A Groovie sempre lançou vinil sim, uma das razões foi sempre o meu “amor” pelo vil plástico negro. Desde sempre fui resistente ao cd, de todas as pessoas ao meu redor fui o último a adquir um leitor de cd e actualmente quase não tenho cd’s. Para teres uma ideia escuto cd’s no leitor de dvd, e muito raramente, uma ou duas vezes por mês, se tanto. O conceito sempre foi tentar fazer algo que eu sentia estar em falta em Portugal, uma editora perfilada com um género musical um pouco “maldito” por aqui, o garage, 60’s, garage punk, r&b. Podes até, hoje em dia ver uma série de pessoas a escutar ou dj’s a tocar esses géneros. Em 2005, em Lisboa, as únicas pessoas que eu conhecia a ouvir esses géneros eram o Luís Futre, Jota (Vinil Experience). Depois haviam uns gajos espalhados pelo país , Leiria, Coimbra e Porto. É então que surge essa oportunidade, a de começar algo que eu já pensava fazer há alguns anos. Já tinha alguma experiência editorial nesse campo devido a outras aventuras discográficas. Existe sempre uma ideia por detrás da editora, um caminho, e isso é aquilo que gostamos, o universo do garage, psicadelismo, punk, mod e r&b. Sempre com um pé no futuro mas com os olhos no retrovisor.
Quais as bandas que mais prazer te deram editar?
Quase todas, gostei muito de ter conseguido lançar bandas como os Haxixins, do Brasil ou Los Explosivos do México. Actualmente estou a trabalhar com duas bandas fantásticas, como os japoneses The Routes, que tocarão em Lisboa em Abril e com The Future Primitives, da África do Sul, com o seu primeiro LP acabadinho de sair e quase esgotado, dois meses depois…Outra banda que gostei bastante e estou a gostar de trabalhar são os nova iorquinos The Electric Mess.
Organizas um concerto a cada saída de um álbum?
Com bandas novas sim, normalmente as bandas entram em tournée pela Europa e países de origem logo ou pouco depois de sair o disco.
Fala-me de todo o processo. Como escolhes as bandas e como funciona a questão logística?
Não temos um processo propriamente dito e nem sempre é lógico, muitas vezes é um tiro no escuro. Vemos ou ouvimos uma banda que gostamos e vemos se tem o carácter da Groovie. Andamos quase sempre contra a corrente, tentando encontrar bandas fora do circuito europeu, pois prefiro ir ao encontro do que se faz fora da UE, menos influenciadas pelo que se faz por aqui.

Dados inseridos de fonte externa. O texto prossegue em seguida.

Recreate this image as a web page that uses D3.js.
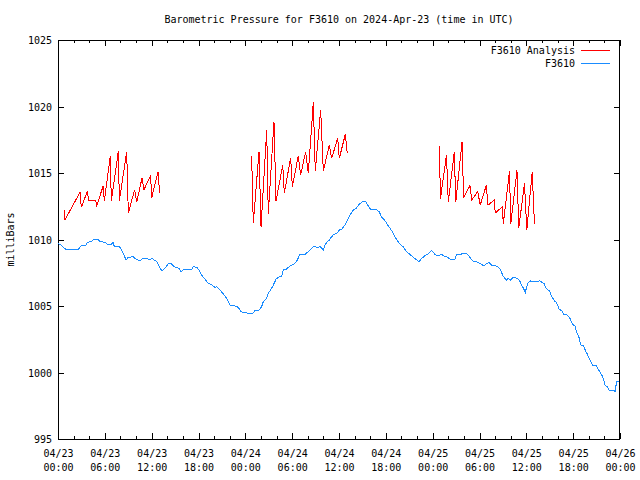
<!DOCTYPE html>
<html><head><meta charset="utf-8">
<script src="https://cdn.jsdelivr.net/npm/d3@7"></script>
<style>
html,body{margin:0;padding:0;background:#fff;}
svg text{font-family:"DejaVu Sans Mono",monospace;font-size:10px;fill:#000;}
</style></head>
<body>
<svg id="chart" width="640" height="480"></svg>
<script>
// ---- data (hours since 2024-04-23 00:00 UTC, pressure in mb) ----
const obsHours = [0,0.26,0.55,0.98,2.60,2.95,3.54,3.76,4.31,4.53,5.08,5.38,6.02,6.32,6.88,7.05,7.22,7.86,8.16,8.37,8.71,9.01,9.65,9.86,10.50,10.80,11.36,11.70,12.00,12.34,12.64,12.94,13.28,13.49,14.13,14.56,14.90,15.50,15.76,16.06,17.12,17.34,17.77,18.06,18.41,18.83,19.26,19.69,20.11,20.33,20.75,21.18,21.61,22.03,22.68,23.10,23.44,23.74,24.60,24.94,25.24,25.79,26.09,26.30,26.73,26.94,27.37,27.59,27.93,28.23,28.65,28.87,29.29,29.51,29.93,30.27,30.66,31.00,31.64,32.07,32.71,33.35,33.56,33.78,33.99,34.20,34.50,34.76,35.06,35.27,35.70,36.04,36.34,36.77,37.07,37.41,37.83,38.18,38.60,39.03,39.41,39.67,40.06,40.82,41.16,41.46,41.89,42.32,42.75,43.17,43.47,43.90,44.24,44.54,45.01,45.52,45.95,46.25,46.59,47.02,47.31,47.87,48.30,48.72,48.94,49.15,49.45,49.79,50.22,50.43,50.86,51.07,51.71,52.01,52.44,52.78,53.21,53.63,54.06,54.57,54.92,55.26,55.56,56.11,56.41,56.71,56.96,57.14,57.48,57.69,57.99,58.33,58.84,59.10,59.40,59.74,59.87,60.04,60.25,60.55,61.11,61.41,61.66,62.09,62.26,62.52,62.94,63.24,63.58,63.88,64.22,64.52,64.82,65.25,65.59,65.93,66.23,66.44,66.79,66.96,67.30,67.60,67.86,68.24,68.50,68.93,69.22,69.52,69.78,70.08,70.37,70.63,71.14,71.36,71.57,71.91];
const obsValues = [1009.70,1009.64,1009.51,1009.26,1009.26,1009.51,1009.56,1009.79,1009.84,1010.01,1010.01,1009.84,1009.79,1009.66,1009.66,1009.79,1009.46,1009.46,1009.21,1008.96,1008.46,1008.66,1008.71,1008.58,1008.38,1008.58,1008.58,1008.46,1008.58,1008.46,1008.33,1008.01,1007.66,1007.71,1008.16,1008.16,1007.96,1007.83,1007.58,1007.71,1007.76,1007.96,1007.91,1007.71,1007.33,1007.01,1006.70,1006.58,1006.40,1006.45,1006.20,1005.90,1005.58,1005.08,1005.00,1004.90,1004.57,1004.50,1004.45,1004.45,1004.65,1004.70,1004.95,1005.33,1005.58,1005.95,1006.33,1006.58,1007.01,1007.16,1007.26,1007.71,1007.78,1007.91,1008.08,1008.16,1008.46,1008.91,1008.88,1009.09,1009.46,1009.41,1009.51,1009.34,1009.21,1009.59,1009.84,1009.96,1010.21,1010.34,1010.46,1010.71,1010.76,1011.09,1011.47,1011.84,1012.22,1012.34,1012.67,1012.84,1012.84,1012.59,1012.27,1012.22,1012.09,1011.67,1011.42,1011.02,1010.66,1010.21,1009.91,1009.59,1009.46,1009.16,1008.91,1008.66,1008.46,1008.33,1008.58,1008.78,1008.88,1009.16,1008.88,1008.76,1008.83,1008.88,1008.76,1008.71,1008.53,1008.46,1008.51,1008.88,1008.91,1008.96,1008.91,1008.66,1008.33,1008.33,1008.21,1008.01,1008.21,1008.26,1008.08,1008.01,1007.91,1007.71,1007.33,1007.16,1006.95,1007.08,1006.95,1007.16,1007.08,1006.95,1006.58,1006.20,1006.00,1006.45,1006.78,1006.88,1006.83,1006.83,1006.90,1006.75,1006.70,1006.33,1006.15,1005.75,1005.40,1005.25,1004.75,1004.65,1004.37,1004.32,1004.07,1003.62,1003.50,1003.07,1002.57,1002.07,1002.02,1001.62,1001.32,1000.81,1000.56,1000.56,1000.24,999.94,999.69,999.06,998.93,998.63,998.68,998.56,999.31,999.31];

// analysis series: null marks a gap between runs
const anaHours = [0.77,0.90,2.82,2.99,3.76,3.93,4.83,4.96,5.77,5.94,6.70,6.83,7.73,7.86,8.80,9.01,9.82,10.08,10.76,11.02,11.87,12.00,12.81,13.02,
  null,
  24.81,25.02,25.75,26.01,26.74,26.94,27.67,27.93,28.79,28.99,29.81,30.02,30.78,31.09,31.73,32.07,32.71,32.96,33.65,33.99,34.76,35.06,35.83,36.04,36.81,37.06,
  null,
  48.85,49.00,49.77,50.00,50.77,50.96,51.76,51.97,52.78,53.00,53.78,54.09,54.86,55.09,55.88,56.02,56.91,57.05,57.84,58.01,58.80,59.03,59.76,60.06,60.75,61.04];
const anaValues = [1012.24,1011.49,1013.55,1012.42,1013.62,1012.92,1012.92,1012.54,1014.00,1012.92,1016.26,1012.92,1016.63,1012.92,1016.58,1011.99,1013.75,1012.80,1014.62,1013.75,1014.83,1013.12,1015.08,1013.50,
  null,
  1016.28,1011.22,1016.60,1010.96,1018.23,1011.89,1018.86,1012.89,1015.60,1013.47,1016.15,1013.97,1016.28,1014.85,1016.60,1014.98,1020.32,1015.15,1019.74,1015.15,1017.11,1016.11,1017.61,1016.11,1017.91,1016.48,
  null,
  1017.03,1013.08,1016.35,1012.82,1016.58,1012.82,1017.33,1013.12,1014.06,1012.97,1013.61,1012.58,1014.06,1012.59,1012.95,1011.99,1012.46,1011.20,1015.11,1011.17,1015.20,1010.86,1014.21,1010.70,1015.09,1011.17];

const xTickHours = [0,6,12,18,24,30,36,42,48,54,60,66,72];
const xTickDates = ["04/23","04/23","04/23","04/23","04/24","04/24","04/24","04/24","04/25","04/25","04/25","04/25","04/26"];
const xTickTimes = ["00:00","06:00","12:00","18:00","00:00","06:00","12:00","18:00","00:00","06:00","12:00","18:00","00:00"];
const xMinorHours = d3.range(0, 73, 2);
const yTicks = [995,1000,1005,1010,1015,1020,1025];

const titleText = "Barometric Pressure for F3610 on 2024-Apr-23 (time in UTC)";
const yLabel = "milliBars";
const seriesNames = ["F3610 Analysis", "F3610"];
const seriesColors = ["#ff0000", "#1a8cff"];

// ---- drawing ----
const svg = d3.select("#chart");
const L = 58, R = 620, T = 40, B = 439;
const x = d3.scaleLinear().domain([0, 72]).range([L, R]);
const y = d3.scaleLinear().domain([995, 1025]).range([B, T]);

// minor ticks (2 h) bottom & top
svg.append("g").attr("transform", `translate(0,${B})`)
  .call(d3.axisBottom(x).tickValues(xMinorHours).tickSizeInner(-3).tickSizeOuter(0).tickFormat(""))
  .call(g => g.select(".domain").remove());
svg.append("g").attr("transform", `translate(0,${T})`)
  .call(d3.axisTop(x).tickValues(xMinorHours).tickSizeInner(-3).tickSizeOuter(0).tickFormat(""))
  .call(g => g.select(".domain").remove());

// major x ticks bottom with two-line labels
const xb = svg.append("g").attr("transform", `translate(0,${B})`)
  .call(d3.axisBottom(x).tickValues(xTickHours).tickSizeInner(-6).tickSizeOuter(0).tickFormat(""));
xb.select(".domain").remove();
xb.selectAll(".tick").append("text")
  .attr("text-anchor", "middle").attr("y", 18).text((d, i) => xTickDates[i]);
xb.selectAll(".tick").append("text")
  .attr("text-anchor", "middle").attr("y", 32).text((d, i) => xTickTimes[i]);
svg.append("g").attr("transform", `translate(0,${T})`)
  .call(d3.axisTop(x).tickValues(xTickHours).tickSizeInner(-6).tickSizeOuter(0).tickFormat(""))
  .call(g => g.select(".domain").remove());

// y axes
const yl = svg.append("g").attr("transform", `translate(${L},0)`)
  .call(d3.axisLeft(y).tickValues(yTicks).tickSizeInner(-6).tickSizeOuter(0).tickPadding(6).tickFormat(d3.format("d")));
yl.select(".domain").remove();
yl.selectAll("text").attr("x", -6).attr("dy", "0.35em").style("font-family", "DejaVu Sans Mono").style("font-size", "10px");
svg.append("g").attr("transform", `translate(${R},0)`)
  .call(d3.axisRight(y).tickValues(yTicks).tickSizeInner(-6).tickSizeOuter(0).tickFormat(""))
  .call(g => g.select(".domain").remove());

svg.selectAll(".tick line").attr("stroke", "#000").attr("shape-rendering", "crispEdges");
svg.selectAll(".tick text").style("font-family", "DejaVu Sans Mono").style("font-size", "10px");
xb.selectAll("text").attr("dy", null);

// frame
svg.append("rect").attr("x", L + 0.5).attr("y", T + 0.5).attr("width", R - L - 1).attr("height", B - T)
  .attr("fill", "none").attr("stroke", "#000").attr("shape-rendering", "crispEdges");

// lines
const obs = obsHours.map((h, i) => [h, obsValues[i]]);
const ana = anaHours.map((h, i) => [h, anaValues[i]]);
const line = d3.line().defined(d => d[0] !== null && d[1] !== null).x(d => x(d[0])).y(d => y(d[1]));

svg.append("path").datum(obs).attr("d", line).attr("fill", "none")
  .attr("stroke", seriesColors[1]).attr("stroke-width", 1).attr("shape-rendering", "crispEdges");
svg.append("path").datum(ana).attr("d", line).attr("fill", "none")
  .attr("stroke", seriesColors[0]).attr("stroke-width", 1).attr("shape-rendering", "crispEdges");

// title
svg.append("text").attr("x", (L + R) / 2).attr("y", 23).attr("text-anchor", "middle").text(titleText);

// y label
svg.append("text").attr("transform", `translate(14,${(T + B) / 2}) rotate(-90)`)
  .attr("text-anchor", "middle").text(yLabel);

// legend
seriesNames.forEach((name, i) => {
  const ly = 50 + i * 13;
  svg.append("text").attr("x", 575).attr("y", ly).attr("dy", "0.35em").attr("text-anchor", "end").text(name);
  svg.append("line").attr("x1", 581).attr("x2", 610).attr("y1", ly + 0.5).attr("y2", ly + 0.5)
    .attr("stroke", seriesColors[i]).attr("shape-rendering", "crispEdges");
});
</script>
</body></html>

As capas sempre foram uma das grandes mais valias do vinil. Quem faz o design?
O design na Groovie é 99% feito “inthehouse” por mim mesmo…
Actualmente criaste uma nova editora, a Monotone, especializada em singles e em bandas de Lisboa...
A ideia é antiga, surge da necessidade de reforçar o movimento, ou mesmo recriá-lo. A cena rock e garage de Lisboa e arredores necessita de ser reforçada, de criar movimento. E com isso surge a Monotone, residente no mesmo espaço da Groovie, na rua de São Paulo, na baixa. Onde fazemos concertos, pocket shows regulares com as bandas da editora e não só. Tudo está a ficar melhor, as pessoas estão a começar a perceber que se passa algo. As bandas começam a circular e a fazer concertos juntas com regularidade e em várias partes do país. É necessário um “farol” onde todos se possam orientar. Alguém que trate da promoção, que guie a cena. É aí que entra a Monotone. Com a experiência adquirida ao longo dos anos penso que vai ser possível.
As edições são limitadas. Quantas cópias?
150 ou 300 cópias, numeradas…
Existe muita procura?
Existe procura suficiente para o que queremos fazer, editar discos, um a seguir ao outro.
Que mais projectos tens em mente?
Em breve a Groovie em parceria com a Ghost lança o seu primeiro livro, sobre o rock nacional, um livro gráfico sobre o movimento pop rock em Portugal de 1958 a 1981. Centenas de fotos, memorabilia, capas de discos e pouca conversa.